Auf einer Wellenlänge mit Bach

 

Brackenheim - "Zu einer Orgelabnahme in Arnstadt bestellt, erhielt J. S. Bach ohne weiteres Probespiel 1703 seine Bestallung an der Neuen Kirche", berichtet der Hausener Organist Michael Seibel. Das dritte Hausener Triduum, eine dreiteilige Konzertreihe in der Georgskirche, widmet sich dem frühen Orgelwerk von Bach.

 

"Der 19-jährige Bach marschiert zu Studienzwecken nach Lübeck, 400 Kilometer zu Fuß. Er wollte zum einen sein musikalisches Vorbild Dietrich Buxtehude kennenlernen, zum anderen erhoffte er, sich als Nachfolger des knapp 70-Jährigen bewerben zu können", so Seibel, der mit wenigen Sätzen den Eindruck vermittelt, ein guter Freund des Musikgenies zu sein.

 

Nicht des berühmten Thomaskantors und Barockmeisters, sondern des Jungspunds, der sich über allerlei Regeln hinwegsetzt: Den für vier Wochen genehmigten Bildungsurlaub, währenddessen ihn in Arnstadt sein Vetter Johann Ernst vertritt, verlängert er eigenmächtig auf drei Monate.

 

Verwirrt war man seinerzeit auch über eine fremde Jungfer, die er ins Chorgestühl mitgenommen habe und dass er während der Predigt die Kirche verlassen und sich in den Weinkeller begeben habe, so die Protokolle, aus denen Seibel zitiert.

 

Auf einer Wellenlänge mit dem Wanderburschen Bach leben die ersten Takte des Praeludium und Fuge c-Moll ausschließlich von Beinarbeit.
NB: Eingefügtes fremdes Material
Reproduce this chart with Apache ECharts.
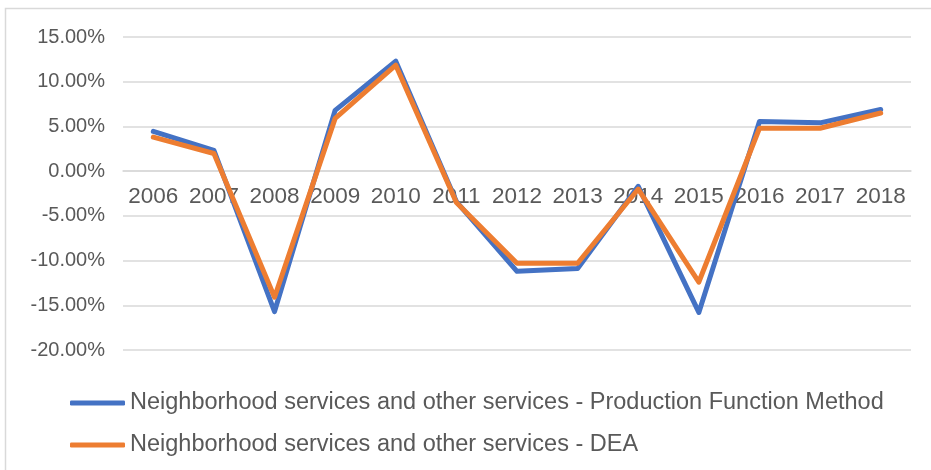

Irritationen von damals sind heute ein Ohrenschmaus. Die Choralbearbeitung "Nun freut euch, liebe Christen g"mein", registriert mit der Vierfuß-Flöte aus dem Rückpositiv, beflügelt durch geschwind hingehauchte Melodieführung. Aufbruch zu neuen Ufern signalisieren "Toccata und Fuge d-Moll", das bekannteste unter Bachs Orgelwerken, dessen Autorenschaft umstritten, von Seibel aber mit gutem Grund nicht in Frage gestellt wird.

 

Mitreißend Wunderbar kantabel ist die "Partita diverse sopra Choral: O Gott, du frommer Gott", mit ihr mündet das Konzert in eine mitreißende "Passacaglia et Fuga cum subjectis c-Moll". Grandios interpretiert Seibel die emotionalen Steigerungen in 20 Variationen, in denen, wie durch Stromschnellen beschleunigt, norddeutsche und französische Traditionen verstrudeln. Aufwühlend und zugleich erfrischend kommen Bachsche Fugen einer Wildwasser-Tour gleich. "Das nächste Mal geht es weiter mit Weimar und Köthen", verabschiedet sich Seibel nach einem Bad im Applaus.